→ WHAT NEEDS TO BE DONE
Retype exactly what runs from the first line of the data to the line with "import pandas as pd", keeping both of those lines and skipping pictures.

→ DATA
** begin **

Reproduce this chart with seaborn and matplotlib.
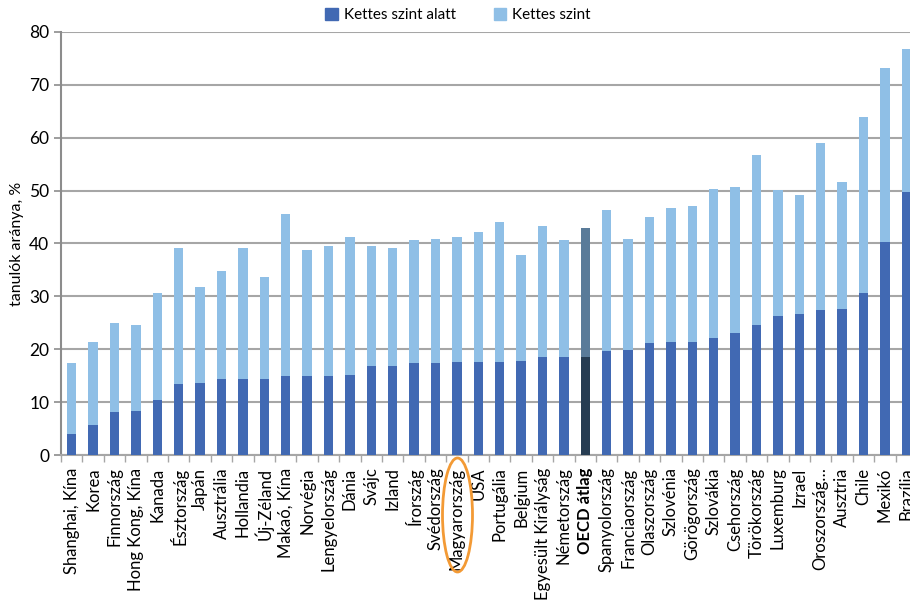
import matplotlib
matplotlib.use('Agg')
import matplotlib.pyplot as plt
from matplotlib.patches import Ellipse, Patch
import seaborn as sns
import pandas as pd

countries = ['Shanghai, Kína', 'Korea', 'Finnország', 'Hong Kong, Kína', 'Kanada', 'Észtország',
             'Japán', 'Ausztrália', 'Hollandia', 'Új-Zéland', 'Makaó, Kína', 'Norvégia',
             'Lengyelország', 'Dánia', 'Svájc', 'Izland', 'Írország', 'Svédország',
             'Magyarország', 'USA', 'Portugália', 'Belgium', 'Egyesült Királyság', 'Németország',
             'OECD átlag', 'Spanyolország', 'Franciaország', 'Olaszország', 'Szlovénia',
             'Görögország', 'Szlovákia', 'Csehország', 'Törökország', 'Luxemburg', 'Izrael',
             'Oroszország…', 'Ausztria', 'Chile', 'Mexikó', 'Brazília']

# below level 2 ("Kettes szint alatt")
below = [4.0, 5.7, 8.2, 8.4, 10.4, 13.5, 13.7, 14.3, 14.3, 14.3, 15.0, 15.0,
         15.0, 15.2, 16.9, 16.9, 17.4, 17.4, 17.6, 17.6, 17.6, 17.8, 18.5, 18.5,
         18.5, 19.6, 19.8, 21.1, 21.3, 21.3, 22.2, 23.1, 24.6, 26.2, 26.6,
         27.5, 27.7, 30.6, 40.2, 49.7]
# total of below level 2 + level 2
total = [17.4, 21.4, 24.9, 24.5, 30.6, 39.1, 31.7, 34.8, 39.1, 33.6, 45.5, 38.7,
         39.6, 41.3, 39.6, 39.1, 40.6, 40.9, 41.3, 42.1, 44.0, 37.9, 43.3, 40.6,
         42.9, 46.4, 40.9, 45.1, 46.8, 47.0, 50.3, 50.6, 56.7, 50.1, 49.2,
         59.1, 51.6, 64.0, 73.1, 76.8]

df = pd.DataFrame({'country': countries, 'below': below, 'total': total})

dark = '#4169b3'
light = '#8fbfe6'
oecd_dark = '#263c52'
oecd_light = '#5a7b99'

pal_light = {c: (oecd_light if c == 'OECD átlag' else light) for c in countries}
pal_dark = {c: (oecd_dark if c == 'OECD átlag' else dark) for c in countries}

plt.rcParams['font.family'] = ['Lato', 'DejaVu Sans']

fig = plt.figure(figsize=(9.1, 6), dpi=100)
ax = fig.add_axes([61 / 910, 1 - 455 / 600, (917 - 61) / 910, (455 - 32) / 600])

sns.barplot(data=df, x='country', y='total', hue='country', palette=pal_light,
            width=0.44, legend=False, ax=ax, zorder=3, saturation=1)
sns.barplot(data=df, x='country', y='below', hue='country', palette=pal_dark,
            width=0.44, legend=False, ax=ax, zorder=3, saturation=1)

ax.set_xlim(-0.5, len(countries) - 0.5)
ax.set_ylim(0, 80)
ax.set_yticks(range(0, 81, 10))
ax.yaxis.grid(True, color='#a6a6a6', linewidth=1.5, zorder=0)
ax.set_axisbelow(True)
for s in ['top', 'right']:
    ax.spines[s].set_visible(False)
ax.spines['left'].set_color('#8c8c8c')
ax.spines['left'].set_linewidth(1.5)
ax.spines['bottom'].set_color('#a6a6a6')
ax.spines['bottom'].set_linewidth(1.5)

ax.set_xlabel('')
ax.set_ylabel('tanulók aránya, %', fontsize=11.5, labelpad=4)
ax.tick_params(axis='y', labelsize=12.5, length=5, color='#8c8c8c', width=1.2)

ax.set_xticks(range(len(countries)))
ax.set_xticklabels(countries, rotation=90, fontsize=12)
ax.tick_params(axis='x', length=0, pad=9)
ax.set_xticks([i + 0.5 for i in range(-1, len(countries))], minor=True)
ax.tick_params(axis='x', which='minor', length=5, color='#a6a6a6', width=1)
for lbl in ax.get_xticklabels():
    if lbl.get_text() == 'OECD átlag':
        lbl.set_fontweight('bold')

# circle around Magyarország
ell = Ellipse((457.5 / 910, 1 - 515 / 600), 30 / 910, 114 / 600,
              transform=fig.transFigure, fill=False, edgecolor='#f39a35', linewidth=2)
fig.patches.append(ell)

handles = [Patch(color=dark, label='Kettes szint alatt'), Patch(color=light, label='Kettes szint')]
fig.legend(handles=handles, loc='center', bbox_to_anchor=(458 / 910, 1 - 15 / 600), ncol=2,
           frameon=False, fontsize=11, handlelength=0.8, handleheight=0.8,
           columnspacing=2.5, handletextpad=0.4)

fig.savefig('out.png', dpi=100)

** end **

→ RESPONSE FOR THIS EXERCISE
Reproduce this chart with seaborn and matplotlib.
import matplotlib
matplotlib.use('Agg')
import matplotlib.pyplot as plt
from matplotlib.patches import Ellipse, Patch
import seaborn as sns
import pandas as pd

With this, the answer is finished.